Bennett, Robert. 1990. "Decentralization, Intergovernmental Relations and Markets: Towards a Post-Welfare Agenda?" Pp. 1-26 in Decentralization, Local Government and Markets: Towards a Post-Welfare Agenda, ed. Robert Bennett. Oxford: Clarendon Press.

In this Introduction to his edited volume, Bennett describes briefly the worldwide movement from "welfarist" policy to "post-welfare" policy. During the post-World War II era, a system of entitlements was developed in many Western nations and the state became a major provider of education, health services, land-use planning, and housing. In recent years, however, there has been a shift in thinking, and in the U.S., the idea of "new federalism" has gained great currency. New federalist philosophy advocates more state and local power, and less intrusion and regulation by the federal government. Enormous global economic changes have also prompted a critical examination in many countries of how the government provides services and its ability to respond the needs, demands, and preferences of citizens. Bennett discusses two main types of decentralization: intergovernmental decentralization, the shifting of power and responsibility for certain government activities from one level to another (for example, from federal to state, or state to local), and decentralization from government to the market or nongovernmental organizations. In the U.S., two forces are at work: intergovernmental decentralization from the federal government to the states, and market decentralization at the state and local levels.
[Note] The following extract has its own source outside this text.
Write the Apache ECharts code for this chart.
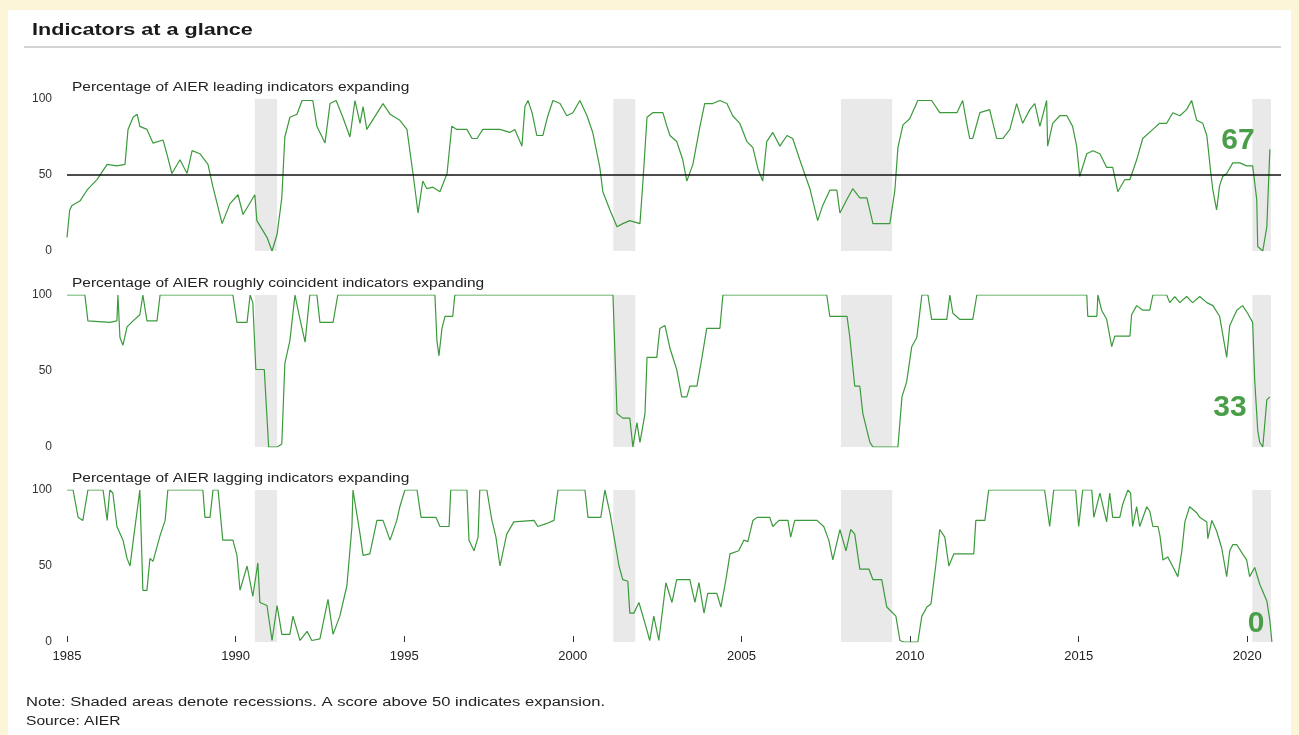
<!DOCTYPE html>
<html>
<head>
<meta charset="utf-8">
<script src="https://cdn.jsdelivr.net/npm/echarts@6/dist/echarts.min.js"></script>
<style>
html,body{margin:0;padding:0;background:#fcf5d7;}
#chart{width:1299px;height:735px;}
</style>
</head>
<body>
<div id="chart"></div>
<script>
// ---- data (year, percent) ----
var tickYears = [1985, 1990, 1995, 2000, 2005, 2010, 2015, 2020];
var recessions = [[1990.57, 1991.23], [2001.2, 2001.85], [2007.95, 2009.47], [2020.15, 2020.7]];
var panelTitles = [
  'Percentage of AIER leading indicators expanding',
  'Percentage of AIER roughly coincident indicators expanding',
  'Percentage of AIER lagging indicators expanding'
];
var leading = [
[1985.00,9],[1985.08,27],[1985.15,30],[1985.39,33],[1985.59,40],[1985.89,47],[1986.19,57],[1986.48,56],[1986.72,57],[1986.81,80],[1986.96,88],[1987.08,90],[1987.16,82],[1987.37,80],[1987.55,71],[1987.85,73],[1987.96,64],[1988.11,51],[1988.35,60],[1988.56,51],[1988.71,66],[1988.94,64],[1989.18,57],[1989.33,42],[1989.60,18],[1989.83,31],[1990.07,37],[1990.22,24],[1990.57,37],[1990.63,20],[1990.93,9],[1991.08,0],[1991.23,11],[1991.37,35],[1991.46,75],[1991.61,88],[1991.82,90],[1991.97,99],[1992.29,99],[1992.41,82],[1992.65,71],[1992.80,97],[1992.98,99],[1993.18,88],[1993.39,75],[1993.54,99],[1993.69,84],[1993.78,95],[1993.89,80],[1994.37,97],[1994.58,90],[1994.87,86],[1995.08,80],[1995.26,51],[1995.41,25],[1995.55,46],[1995.67,41],[1995.85,42],[1996.06,39],[1996.27,51],[1996.41,82],[1996.56,80],[1996.86,80],[1997.01,74],[1997.16,74],[1997.33,80],[1997.84,80],[1998.13,78],[1998.28,80],[1998.49,69],[1998.58,95],[1998.67,99],[1998.79,91],[1998.93,76],[1999.11,76],[1999.26,89],[1999.41,99],[1999.62,97],[1999.82,89],[2000.00,91],[2000.21,99],[2000.42,89],[2000.59,78],[2000.80,55],[2000.89,39],[2001.10,27],[2001.31,16],[2001.48,18],[2001.69,20],[2001.99,18],[2002.08,46],[2002.20,88],[2002.37,91],[2002.67,91],[2002.79,82],[2002.88,76],[2003.08,72],[2003.26,60],[2003.38,46],[2003.56,57],[2003.77,82],[2003.91,97],[2004.15,97],[2004.36,99],[2004.57,97],[2004.74,89],[2004.95,84],[2005.16,72],[2005.34,68],[2005.49,54],[2005.63,46],[2005.75,72],[2005.93,78],[2006.14,69],[2006.35,76],[2006.52,74],[2006.73,60],[2007.03,41],[2007.26,20],[2007.41,30],[2007.62,40],[2007.83,40],[2007.92,25],[2008.13,34],[2008.30,41],[2008.51,35],[2008.72,35],[2008.90,18],[2009.40,18],[2009.55,40],[2009.64,68],[2009.79,83],[2009.99,87],[2010.23,99],[2010.64,99],[2010.88,91],[2011.39,91],[2011.56,99],[2011.68,84],[2011.77,74],[2011.86,74],[2012.07,91],[2012.36,93],[2012.57,74],[2012.75,74],[2012.96,80],[2013.16,97],[2013.34,84],[2013.55,93],[2013.70,97],[2013.85,82],[2014.05,99],[2014.08,69],[2014.23,84],[2014.44,89],[2014.65,89],[2014.82,82],[2014.94,69],[2015.03,49],[2015.24,64],[2015.42,66],[2015.63,64],[2015.83,55],[2016.01,55],[2016.16,39],[2016.37,47],[2016.52,47],[2016.72,60],[2016.90,74],[2017.20,80],[2017.40,84],[2017.61,84],[2017.79,91],[2018.00,89],[2018.20,93],[2018.35,99],[2018.50,86],[2018.68,84],[2018.80,76],[2018.83,70],[2018.92,51],[2018.98,40],[2019.09,27],[2019.18,43],[2019.27,49],[2019.39,51],[2019.57,58],[2019.78,58],[2019.98,56],[2020.16,56],[2020.28,34],[2020.31,3],[2020.46,0],[2020.58,16],[2020.67,67]
];
var coincident = [
[1985.00,100],[1985.53,100],[1985.62,83],[1986.27,82],[1986.48,83],[1986.51,100],[1986.57,72],[1986.66,67],[1986.78,79],[1986.96,83],[1987.16,87],[1987.25,100],[1987.37,83],[1987.67,83],[1987.76,100],[1989.92,100],[1990.04,82],[1990.34,82],[1990.43,100],[1990.51,95],[1990.60,51],[1990.85,51],[1990.98,0],[1991.23,0],[1991.37,2],[1991.46,55],[1991.61,70],[1991.76,100],[1991.91,84],[1992.06,69],[1992.20,100],[1992.41,100],[1992.50,82],[1992.89,82],[1993.03,100],[1995.91,100],[1995.97,70],[1996.03,60],[1996.12,78],[1996.21,86],[1996.44,86],[1996.50,100],[2001.19,100],[2001.31,22],[2001.48,19],[2001.69,19],[2001.78,0],[2001.90,16],[2001.99,3],[2002.14,22],[2002.20,59],[2002.49,59],[2002.58,78],[2002.73,80],[2002.88,65],[2003.08,51],[2003.23,33],[2003.38,33],[2003.47,40],[2003.68,40],[2003.83,59],[2003.97,78],[2004.36,78],[2004.45,100],[2007.53,100],[2007.62,86],[2008.13,86],[2008.21,73],[2008.36,40],[2008.51,40],[2008.60,22],[2008.81,3],[2008.90,0],[2009.64,0],[2009.76,33],[2009.90,43],[2010.05,66],[2010.20,72],[2010.35,100],[2010.53,100],[2010.64,84],[2011.09,84],[2011.18,100],[2011.27,88],[2011.47,84],[2011.86,84],[2011.98,100],[2015.24,100],[2015.27,86],[2015.54,86],[2015.57,100],[2015.68,90],[2015.83,84],[2015.98,66],[2016.07,73],[2016.52,73],[2016.57,87],[2016.72,93],[2016.90,90],[2017.11,90],[2017.20,100],[2017.61,100],[2017.70,95],[2017.85,99],[2018.00,95],[2018.20,99],[2018.38,95],[2018.59,99],[2018.80,95],[2018.98,93],[2019.18,86],[2019.39,59],[2019.48,80],[2019.69,90],[2019.86,93],[2020.01,88],[2020.16,82],[2020.22,44],[2020.31,11],[2020.37,3],[2020.46,0],[2020.58,31],[2020.67,33]
];
var lagging = [
[1985.00,100],[1985.18,100],[1985.33,82],[1985.47,80],[1985.62,100],[1986.07,100],[1986.19,80],[1986.27,100],[1986.36,98],[1986.48,76],[1986.66,67],[1986.78,55],[1986.87,50],[1986.96,66],[1987.16,100],[1987.25,34],[1987.37,34],[1987.46,55],[1987.55,53],[1987.76,70],[1987.91,80],[1987.99,100],[1989.03,100],[1989.09,82],[1989.24,82],[1989.33,100],[1989.48,100],[1989.62,67],[1989.92,67],[1990.04,57],[1990.13,34],[1990.34,50],[1990.51,30],[1990.66,52],[1990.72,26],[1990.93,24],[1991.08,1],[1991.23,24],[1991.37,5],[1991.61,5],[1991.70,17],[1991.91,1],[1992.12,7],[1992.26,1],[1992.50,2],[1992.74,28],[1992.89,5],[1993.09,17],[1993.30,37],[1993.45,76],[1993.48,100],[1993.69,71],[1993.78,57],[1993.98,58],[1994.19,80],[1994.37,80],[1994.58,67],[1994.78,80],[1994.87,89],[1995.02,100],[1995.38,100],[1995.50,82],[1995.94,82],[1996.06,76],[1996.33,76],[1996.38,100],[1996.86,100],[1996.92,67],[1997.07,60],[1997.19,69],[1997.24,100],[1997.45,100],[1997.60,80],[1997.72,69],[1997.84,50],[1998.04,71],[1998.25,79],[1998.85,80],[1998.96,76],[1999.23,78],[1999.44,80],[1999.56,100],[2000.36,100],[2000.45,82],[2000.83,82],[2000.95,100],[2001.10,85],[2001.37,50],[2001.48,41],[2001.63,40],[2001.69,19],[2001.81,19],[2001.96,26],[2002.17,10],[2002.28,1],[2002.40,17],[2002.55,1],[2002.76,39],[2002.94,26],[2003.08,41],[2003.47,41],[2003.62,26],[2003.74,39],[2003.89,19],[2004.00,32],[2004.27,32],[2004.39,23],[2004.54,41],[2004.66,58],[2004.92,60],[2005.07,67],[2005.19,66],[2005.34,80],[2005.46,82],[2005.84,82],[2005.93,76],[2006.11,80],[2006.38,80],[2006.46,69],[2006.58,80],[2007.24,80],[2007.44,76],[2007.59,67],[2007.71,54],[2007.92,74],[2008.10,60],[2008.24,74],[2008.36,71],[2008.51,48],[2008.78,48],[2008.90,41],[2009.16,41],[2009.31,23],[2009.58,17],[2009.70,1],[2009.82,0],[2010.23,0],[2010.35,17],[2010.50,23],[2010.62,25],[2010.76,50],[2010.88,74],[2011.03,69],[2011.15,50],[2011.30,58],[2011.89,58],[2011.95,80],[2012.22,80],[2012.33,100],[2013.99,100],[2014.14,76],[2014.26,100],[2014.91,100],[2015.00,76],[2015.12,100],[2015.39,100],[2015.45,82],[2015.63,98],[2015.83,79],[2015.92,98],[2016.01,82],[2016.22,82],[2016.31,91],[2016.46,100],[2016.54,98],[2016.60,76],[2016.72,89],[2016.81,76],[2017.02,89],[2017.11,86],[2017.20,76],[2017.35,76],[2017.41,70],[2017.50,54],[2017.64,56],[2017.76,51],[2017.94,43],[2018.06,60],[2018.15,79],[2018.29,89],[2018.50,85],[2018.59,82],[2018.80,79],[2018.83,68],[2018.95,80],[2019.09,73],[2019.24,62],[2019.39,43],[2019.48,60],[2019.57,64],[2019.69,64],[2019.86,58],[2019.98,54],[2020.07,43],[2020.22,49],[2020.37,38],[2020.58,27],[2020.67,14],[2020.73,0]
];

// ---- layout ----
var GREEN = '#3b9a3b';
var gridTops = [99, 295, 490];
var gridH = 152;
var seriesData = [leading, coincident, lagging];
var labelPos = [[1238, 141], [1230, 408], [1256, 624]];
var FONT = 'Liberation Sans';

var chart = echarts.init(document.getElementById('chart'), null, {renderer: 'canvas'});

var grids = [], xAxes = [], yAxes = [], series = [];
for (var i = 0; i < 3; i++) {
  grids.push({left: 67, right: 18, top: gridTops[i], height: gridH, containLabel: false});
  var last = i === 2;
  xAxes.push({
    type: 'value', gridIndex: i, min: 1985, max: 2021,
    axisLine: {show: false},
    splitLine: {show: false},
    axisTick: {show: last, inside: true, length: 6, customValues: tickYears, lineStyle: {color: '#333'}},
    axisLabel: {show: last, customValues: tickYears, color: '#222', fontSize: 13, fontFamily: FONT, margin: 8,
      formatter: function (v) { return String(v); }}
  });
  yAxes.push({
    type: 'value', gridIndex: i, min: 0, max: 100, interval: 50,
    axisLine: {show: false}, axisTick: {show: false}, splitLine: {show: false},
    axisLabel: {color: '#333', fontSize: 12, fontFamily: FONT, margin: 15}
  });
  var s = {
    type: 'line', xAxisIndex: i, yAxisIndex: i, data: seriesData[i],
    showSymbol: false, silent: true, z: 3,
    lineStyle: {color: GREEN, width: 1.2},
    markArea: {
      silent: true,
      itemStyle: {color: '#e9e9e9'},
      data: recessions.map(function (r) { return [{xAxis: r[0]}, {xAxis: r[1]}]; })
    }
  };
  if (i === 0) {
    s.markLine = {
      silent: true, symbol: 'none', label: {show: false},
      lineStyle: {color: '#111', width: 1.6, type: 'solid'},
      data: [{yAxis: 50}]
    };
  }
  series.push(s);
}

var graphics = [
  {type: 'rect', shape: {x: 8, y: 10, width: 1283, height: 725}, style: {fill: '#ffffff'}, z: -10, silent: true},
  {type: 'text', x: 32, y: 31, scaleX: 1.35, style: {text: 'Indicators at a glance', fontSize: 16, fontWeight: 'bold', fontFamily: FONT, fill: '#1a1a1a', textVerticalAlign: 'middle'}},
  {type: 'line', shape: {x1: 24, y1: 47, x2: 1281, y2: 47}, style: {stroke: '#a8a8a8', lineWidth: 1}},
  {type: 'text', x: 26, y: 703, scaleX: 1.38, style: {text: 'Note: Shaded areas denote recessions. A score above 50 indicates expansion.', fontSize: 12, fontFamily: FONT, fill: '#222', textVerticalAlign: 'middle'}},
  {type: 'text', x: 26, y: 722, scaleX: 1.3, style: {text: 'Source: AIER', fontSize: 12, fontFamily: FONT, fill: '#222', textVerticalAlign: 'middle'}}
];
for (var j = 0; j < 3; j++) {
  graphics.push({type: 'text', x: 72, y: gridTops[j] - 11, scaleX: 1.29,
    style: {text: panelTitles[j], fontSize: 12, fontFamily: FONT, fill: '#222', textVerticalAlign: 'middle'}, z: 10});
  var d = seriesData[j];
  graphics.push({type: 'text', x: labelPos[j][0], y: labelPos[j][1],
    style: {text: String(d[d.length - 1][1]), fontSize: 30, fontWeight: 'bold', fontFamily: FONT, fill: '#4a9e4a', textAlign: 'center', textVerticalAlign: 'middle'}, z: 10});
}

chart.setOption({
  backgroundColor: '#fcf5d7',
  animation: false,
  grid: grids,
  xAxis: xAxes,
  yAxis: yAxes,
  series: series,
  graphic: graphics
});
</script>
</body>
</html>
According to Bennett, the U.S. has been a leader in innovation within the post-welfare era in our use of market approaches to service delivery. Bennett identifies six perceptions motivating the shift to the new post-welfare paradigm. He sums them up as follows: 1) government programs are political pork barrels; 2) government administrators and politicians are poor service providers; 3) government intervention encourages dependency; 4) federal government control suppresses local initiative; 5) costs for services have and will continue to escalate out of control; and 6) public support for government programs is low. The shift itself consists of radical changes in thinking about service delivery, including a move to thinking of citizens as "customers" to be served based on their needs and preferences but also with a consideration of the costs involved. Within this framework, services can be provided by the private, voluntary, and nonprofit sectors, and people do not necessarily receive services "as of right."

Managerial accountability, flexibility, and cost-efficiency are stressed, and resource allocation is made more efficient through funding mechanisms such as user fees, which will lessen the need for large-scale, progressive taxation. Bennett acknowledges that these transformations may have implications for equity and for the role of private sector businesses.